About the time of Dr. Beecher’s removal to Ohio, there existed in Yale Seminary an association of young men whose attention was turned to the West, with a view to the same object which brought him to Cincinnati. They originated the plan of Illinois College, and organized themselves into a board of trustees, before they had ever seen Illinois. As fast as the associates entered the ministry, they removed to that State, united with the Presbyterian Church, and located around the institution, which with the Rev. Edward Beecher, late a tutor in Yale, at its head, they destined to be the Yale of the West. Dr. Taylor and the other divines of New Haven were the counselors of the enterprise; the American Education and Home Missionary, Societies afforded all the requisite means; and the wealth of New England was freely bestowed upon an enterprise so full of promise.

In 1833, the Rev. Wm J. Fraser tabled charges, before the Presbytery of Illinois, against President Beecher and the Rev. Professors J. M. Sturdevant, and Williarn Kirby, for teaching erroneous doctrines. The witnesses relied upon were mostly students of the college. After considerable progress had been made in taking testimony the accused proposed, as a substitute for all testimony, a statement of their faith, in writing. This the prosecutor accepted. It was as follows:

“We believe and teach, that the sinner has power to make himself a new heart, without the influence of the Holy Spirit; but, that such is his voluntary aversion to his duty, that he never will do it, without those influences; and that, of course, he is dependent on them for salvation.

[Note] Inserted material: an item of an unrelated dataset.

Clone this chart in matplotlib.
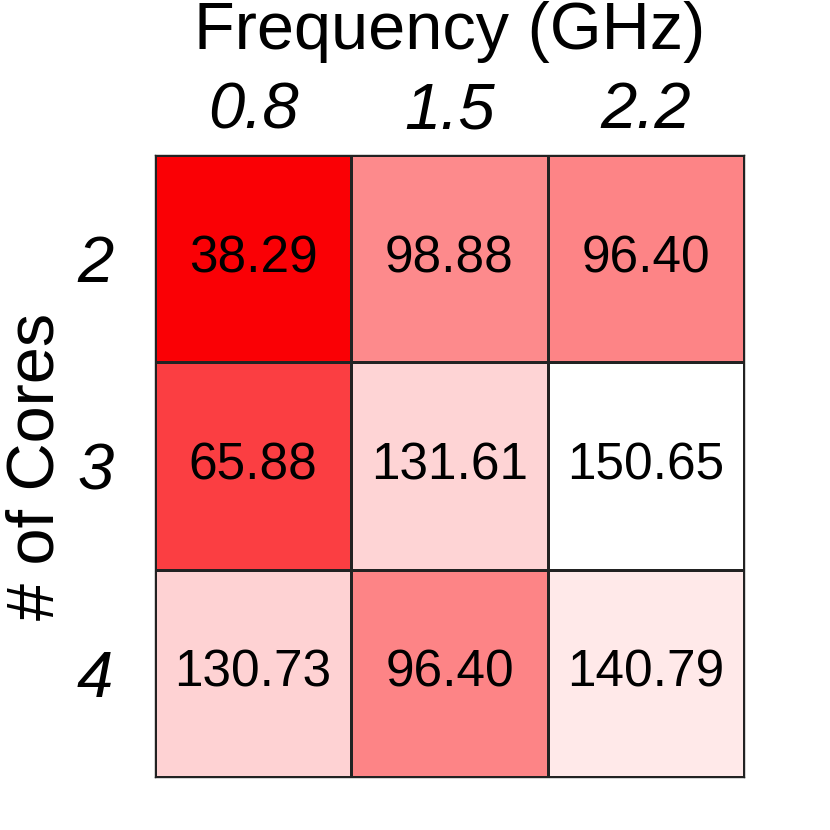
import numpy as np
import matplotlib.pyplot as plt
from matplotlib.colors import LinearSegmentedColormap

plt.rcParams['font.family'] = ['Liberation Sans', 'DejaVu Sans']

freqs = ['0.8', '1.5', '2.2']
cores = ['2', '3', '4']
values = np.array([
    [38.29, 98.88, 96.40],
    [65.88, 131.61, 150.65],
    [130.73, 96.40, 140.79],
])

cmap = LinearSegmentedColormap.from_list('wr', ['#fa0005', '#ffffff'])

fig = plt.figure(figsize=(8.3, 8.3), dpi=100)
ax = fig.add_axes([0.1867, 0.0639, 0.7097, 0.7494])

ax.pcolormesh(values, cmap=cmap, vmin=values.min(), vmax=values.max(),
              edgecolors='#222222', linewidth=1)
ax.set_xlim(0, 3)
ax.set_ylim(3, 0)

for i in range(3):
    for j in range(3):
        ax.text(j + 0.5, i + 0.5, '%.2f' % values[i, j], ha='center', va='center',
                fontsize=37, color='black')

ax.xaxis.tick_top()
ax.xaxis.set_label_position('top')
ax.set_xticks(np.arange(3) + 0.5)
ax.set_xticklabels(freqs, fontsize=47, style='italic')
ax.set_yticks(np.arange(3) + 0.5)
ax.set_yticklabels(cores, fontsize=47, style='italic')
ax.tick_params(axis='x', length=0, pad=10)
ax.tick_params(axis='y', length=0, pad=30)
ax.set_xlabel('Frequency (GHz)', fontsize=48, labelpad=23)
ax.set_ylabel('# of Cores', fontsize=48, labelpad=7)
for s in ax.spines.values():
    s.set_color('#222222')
    s.set_linewidth(1)

fig.savefig('out.png', dpi=100)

“That the nature of sin is such, that no man can become a sinner, except by his own act; and yet, that all men sin, in all their moral conduct, from the commencement of their moral agency; and that the reason of this fact is to be found in the original fall of the human race.

“We believe and teach, that God, foreseeing from all eternity that such would be the character and condition of men, determined to interpose, for the salvation of a certain part of the human race, and to make them willing to do their duty; not from any foreseen good in them, as the exciting cause of his conduct, but from a regard to his own glory and the general good. That those whom he does not thus interpose to save, are left to deserved ruin, as the natural result and just punishment of their own voluntary depravity; but we do believe, that if men were the subjects of an absolute inability to obey the law of God, or accept the offers of the gospel, such that nothing but the influences of the Spirit of God could give them ability, it would then be tyrannical in God, to withhold from a certain portion of the human race those influences, and yet damn them to all eternity, for not obeying his law, or accepting his gospel.




Upon this profession of faith, the Presbytery, after protracted discussion, decided that “The accused brethren do not teach doctrines, materially or essentially, at variance with the standards of the Presbyterian Church and the Word of God.” Mr. Fraser appealed to the Synod. But he was induced to drop it, in the expectation that the other cases then pending would lead to a settlement by the Assembly, of the questions involved.